Page 55 - LAPORAN PENELITIAN ITI SEPT 2021
P. 55
3.4 Perencanaan Hingga Pengendalian Ruang Yang Tegas Dan Jelas
Kompleksitas tata kelola destinasi pariwisata semakin besar ketika destinasi pariwisata berada di kawasan
konservasi. Kawasan konservasi, seperti taman nasional dan kawasan hutan belantara saat ini mencakup lebih
dari 15,4 persen permukaan bumi dan seringkali merupakan lokasi penting untuk aktivitas pariwisata (Deguignet
et al., 2014; Eagles, McCool, & Haynes, 2002). Namun, tantangan muncul apabila pariwisata dikembangkan di
cagar alam dan warisan budaya yang didedikasikan untuk konservasi spesies, ekosistem, dan lanskap. Dengan
demikian, berbagai pemangku kepentingan, serta kebijakan yang dibuat harus dimasukkan dalam pengelolaan
pariwisata di kawasan konservasi lebih dari tata kelola destinasi pariwisata yang bukan di kawasan konservasi.

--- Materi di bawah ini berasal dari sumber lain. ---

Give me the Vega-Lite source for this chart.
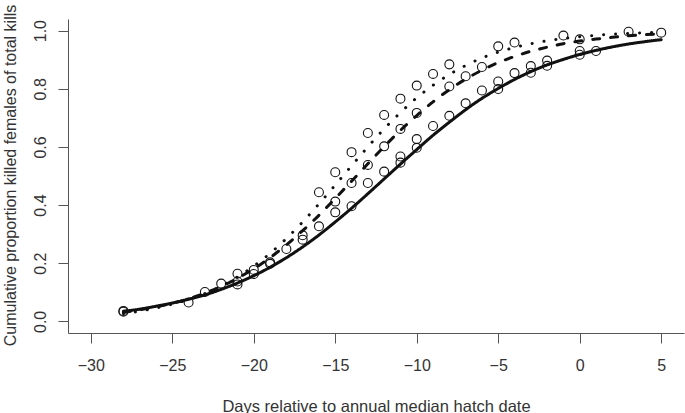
{
  "$schema": "https://vega.github.io/schema/vega-lite/v6.json",
  "width": 616,
  "height": 314,
  "autosize": {"type": "none"},
  "padding": {"left": 68, "top": 19, "right": 1, "bottom": 80},
  "background": "white",
  "config": {"view": {"stroke": null}, "font": "Liberation Sans"},
  "datasets": {
    "curves": [
      {"fit": "A", "day": -28, "p": 0.035}, {"fit": "A", "day": -27, "p": 0.042}, {"fit": "A", "day": -26, "p": 0.052}, {"fit": "A", "day": -25, "p": 0.063},
      {"fit": "A", "day": -24, "p": 0.076}, {"fit": "A", "day": -23, "p": 0.091}, {"fit": "A", "day": -22, "p": 0.110}, {"fit": "A", "day": -21, "p": 0.132},
      {"fit": "A", "day": -20, "p": 0.157}, {"fit": "A", "day": -19, "p": 0.186}, {"fit": "A", "day": -18, "p": 0.219}, {"fit": "A", "day": -17, "p": 0.256},
      {"fit": "A", "day": -16, "p": 0.297}, {"fit": "A", "day": -15, "p": 0.342}, {"fit": "A", "day": -14, "p": 0.389}, {"fit": "A", "day": -13, "p": 0.439},
      {"fit": "A", "day": -12, "p": 0.490}, {"fit": "A", "day": -11, "p": 0.541}, {"fit": "A", "day": -10, "p": 0.591}, {"fit": "A", "day": -9, "p": 0.640},
      {"fit": "A", "day": -8, "p": 0.685}, {"fit": "A", "day": -7, "p": 0.728}, {"fit": "A", "day": -6, "p": 0.767}, {"fit": "A", "day": -5, "p": 0.801},
      {"fit": "A", "day": -4, "p": 0.832}, {"fit": "A", "day": -3, "p": 0.859}, {"fit": "A", "day": -2, "p": 0.882}, {"fit": "A", "day": -1, "p": 0.901},
      {"fit": "A", "day": 0, "p": 0.918}, {"fit": "A", "day": 1, "p": 0.932}, {"fit": "A", "day": 2, "p": 0.944}, {"fit": "A", "day": 3, "p": 0.954},
      {"fit": "A", "day": 4, "p": 0.962}, {"fit": "A", "day": 5, "p": 0.969},
      {"fit": "B", "day": -28, "p": 0.031}, {"fit": "B", "day": -27, "p": 0.040}, {"fit": "B", "day": -26, "p": 0.050}, {"fit": "B", "day": -25, "p": 0.062},
      {"fit": "B", "day": -24, "p": 0.078}, {"fit": "B", "day": -23, "p": 0.097}, {"fit": "B", "day": -22, "p": 0.120}, {"fit": "B", "day": -21, "p": 0.148},
      {"fit": "B", "day": -20, "p": 0.181}, {"fit": "B", "day": -19, "p": 0.219}, {"fit": "B", "day": -18, "p": 0.263}, {"fit": "B", "day": -17, "p": 0.312},
      {"fit": "B", "day": -16, "p": 0.365}, {"fit": "B", "day": -15, "p": 0.423}, {"fit": "B", "day": -14, "p": 0.482}, {"fit": "B", "day": -13, "p": 0.542},
      {"fit": "B", "day": -12, "p": 0.601}, {"fit": "B", "day": -11, "p": 0.657}, {"fit": "B", "day": -10, "p": 0.708}, {"fit": "B", "day": -9, "p": 0.755},
      {"fit": "B", "day": -8, "p": 0.797}, {"fit": "B", "day": -7, "p": 0.833}, {"fit": "B", "day": -6, "p": 0.864}, {"fit": "B", "day": -5, "p": 0.890},
      {"fit": "B", "day": -4, "p": 0.911}, {"fit": "B", "day": -3, "p": 0.929}, {"fit": "B", "day": -2, "p": 0.943}, {"fit": "B", "day": -1, "p": 0.955},
      {"fit": "B", "day": 0, "p": 0.964}, {"fit": "B", "day": 1, "p": 0.971}, {"fit": "B", "day": 2, "p": 0.977}, {"fit": "B", "day": 3, "p": 0.982},
      {"fit": "B", "day": 4, "p": 0.986}, {"fit": "B", "day": 5, "p": 0.989},
      {"fit": "C", "day": -28, "p": 0.027}, {"fit": "C", "day": -27, "p": 0.035}, {"fit": "C", "day": -26, "p": 0.046}, {"fit": "C", "day": -25, "p": 0.059},
      {"fit": "C", "day": -24, "p": 0.075}, {"fit": "C", "day": -23, "p": 0.096}, {"fit": "C", "day": -22, "p": 0.121}, {"fit": "C", "day": -21, "p": 0.153},
      {"fit": "C", "day": -20, "p": 0.190}, {"fit": "C", "day": -19, "p": 0.234}, {"fit": "C", "day": -18, "p": 0.285}, {"fit": "C", "day": -17, "p": 0.342},
      {"fit": "C", "day": -16, "p": 0.404}, {"fit": "C", "day": -15, "p": 0.469}, {"fit": "C", "day": -14, "p": 0.535}, {"fit": "C", "day": -13, "p": 0.600},
      {"fit": "C", "day": -12, "p": 0.662}, {"fit": "C", "day": -11, "p": 0.718}, {"fit": "C", "day": -10, "p": 0.769}, {"fit": "C", "day": -9, "p": 0.812},
      {"fit": "C", "day": -8, "p": 0.849}, {"fit": "C", "day": -7, "p": 0.880}, {"fit": "C", "day": -6, "p": 0.906}, {"fit": "C", "day": -5, "p": 0.926},
      {"fit": "C", "day": -4, "p": 0.942}, {"fit": "C", "day": -3, "p": 0.955}, {"fit": "C", "day": -2, "p": 0.965}, {"fit": "C", "day": -1, "p": 0.973},
      {"fit": "C", "day": 0, "p": 0.979}, {"fit": "C", "day": 1, "p": 0.984}, {"fit": "C", "day": 2, "p": 0.988}, {"fit": "C", "day": 3, "p": 0.990},
      {"fit": "C", "day": 4, "p": 0.993}, {"fit": "C", "day": 5, "p": 0.994}
    ],
    "points": [
      {"day": -28, "p": 0.036}, {"day": -28, "p": 0.033},
      {"day": -24, "p": 0.065}, {"day": -23, "p": 0.101}, {"day": -22, "p": 0.130},
      {"day": -21, "p": 0.164}, {"day": -21, "p": 0.137}, {"day": -21, "p": 0.127},
      {"day": -20, "p": 0.177}, {"day": -20, "p": 0.163},
      {"day": -19, "p": 0.203}, {"day": -19, "p": 0.198},
      {"day": -18, "p": 0.249},
      {"day": -17, "p": 0.296}, {"day": -17, "p": 0.281},
      {"day": -16, "p": 0.327}, {"day": -16, "p": 0.444},
      {"day": -15, "p": 0.375}, {"day": -15, "p": 0.412}, {"day": -15, "p": 0.513},
      {"day": -14, "p": 0.396}, {"day": -14, "p": 0.476}, {"day": -14, "p": 0.582},
      {"day": -13, "p": 0.476}, {"day": -13, "p": 0.538}, {"day": -13, "p": 0.648},
      {"day": -12, "p": 0.515}, {"day": -12, "p": 0.602}, {"day": -12, "p": 0.710},
      {"day": -11, "p": 0.546}, {"day": -11, "p": 0.567}, {"day": -11, "p": 0.662}, {"day": -11, "p": 0.766},
      {"day": -10, "p": 0.597}, {"day": -10, "p": 0.627}, {"day": -10, "p": 0.717}, {"day": -10, "p": 0.811},
      {"day": -9, "p": 0.672}, {"day": -9, "p": 0.851},
      {"day": -8, "p": 0.707}, {"day": -8, "p": 0.808}, {"day": -8, "p": 0.884},
      {"day": -7, "p": 0.750}, {"day": -7, "p": 0.843},
      {"day": -6, "p": 0.794}, {"day": -6, "p": 0.875},
      {"day": -5, "p": 0.799}, {"day": -5, "p": 0.825}, {"day": -5, "p": 0.946},
      {"day": -4, "p": 0.854}, {"day": -4, "p": 0.959},
      {"day": -3, "p": 0.855}, {"day": -3, "p": 0.878},
      {"day": -2, "p": 0.879}, {"day": -2, "p": 0.897},
      {"day": -1, "p": 0.983},
      {"day": 0, "p": 0.917}, {"day": 0, "p": 0.930}, {"day": 0, "p": 0.970},
      {"day": 1, "p": 0.930},
      {"day": 3, "p": 0.996},
      {"day": 5, "p": 0.993}
    ]
  },
  "encoding": {
    "x": {
      "field": "day", "type": "quantitative",
      "scale": {"domain": [-31.4, 6.4], "nice": false, "zero": false},
      "axis": {
        "title": "Days relative to annual median hatch date",
        "values": [-30, -25, -20, -15, -10, -5, 0, 5],
        "grid": false, "tickSize": 10, "labelPadding": 14,
        "labelFontSize": 16, "labelColor": "#333", "labelFont": "Liberation Sans",
        "domainColor": "#555", "tickColor": "#555",
        "titleFontSize": 16.5, "titleFontWeight": "normal", "titleColor": "#333", "titleFont": "Liberation Sans",
        "titleBaseline": "alphabetic", "titleAlign": "center", "titleX": 308, "titleY": 78
      }
    },
    "y": {
      "field": "p", "type": "quantitative",
      "scale": {"domain": [-0.04, 1.04], "nice": false, "zero": false},
      "axis": {
        "title": "Cumulative proportion killed females of total kills",
        "values": [0, 0.2, 0.4, 0.6, 0.8, 1.0], "format": ".1f",
        "grid": false, "tickSize": 10, "labelPadding": 13,
        "labelAngle": -90, "labelAlign": "center", "labelBaseline": "alphabetic",
        "labelFontSize": 16, "labelColor": "#333", "labelFont": "Liberation Sans",
        "domainColor": "#555", "tickColor": "#555",
        "titleFontSize": 16, "titleFontWeight": "normal", "titleColor": "#333", "titleFont": "Liberation Sans",
        "titleAngle": -90, "titleBaseline": "alphabetic", "titleAlign": "center", "titleX": -53, "titleY": 156
      }
    }
  },
  "layer": [
    {
      "data": {"name": "curves"},
      "mark": {"type": "line", "interpolate": "monotone", "strokeWidth": 3, "strokeCap": "round", "color": "#111"},
      "encoding": {
        "detail": {"field": "fit", "type": "nominal"},
        "strokeDash": {
          "field": "fit", "type": "nominal",
          "scale": {"domain": ["A", "B", "C"], "range": [[1, 0], [7, 11], [0.1, 11.9]]},
          "legend": null
        }
      }
    },
    {
      "data": {"name": "points"},
      "mark": {"type": "point", "shape": "circle", "filled": false, "size": 80, "strokeWidth": 1.1, "color": "#111", "opacity": 1},
      "encoding": {}
    }
  ]
}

Karena dampak perusakan habitat, polusi, pertumbuhan populasi, dan hilangnya spesies merupakan faktor
turunan yang dapat memperumit sistem tata kelola yang lemah. Oleh karena itu, pemanfaatan ruang untuk
ekonomi perlu diimbangi dengan pengendalian ruang yang berfungsi untuk menjaga konservasi lingkungan
sebagai salah satu pilar geopark. Tabel di bawah menunjukkan contoh pemanfaatan yang berpotensi
mengganggu konservasi bila tidak dikelola dengan tepat.
Pada tabel di bawah menunjukkan contoh bagaimana lokasi geosite dapat beririsan dengan pola ruang lain
seperti hutan lindung, kawasan perkebunan, pertanian, pertambangan, dll, Ini menunjukkan bahwa bentuk
pemanfaatan harus mengikuti peraturan zonasi sesuai peruntukan yang ditetapkan.
Pola ruang di sekitar geosite ini menunjukkan perlunya aturan penataan mulai dari perencanaan, pemanfaatan
dan pengendalian ruang hingga tidak menimbulkan masalah lingkungan. Untuk menghindari potensi tumpang
tindih kewenangan maka perlu diakukan deliniasi dan kewenangan sehingga dapat disusun mekanisme
kerjasama dan pembagian peran yang jelas.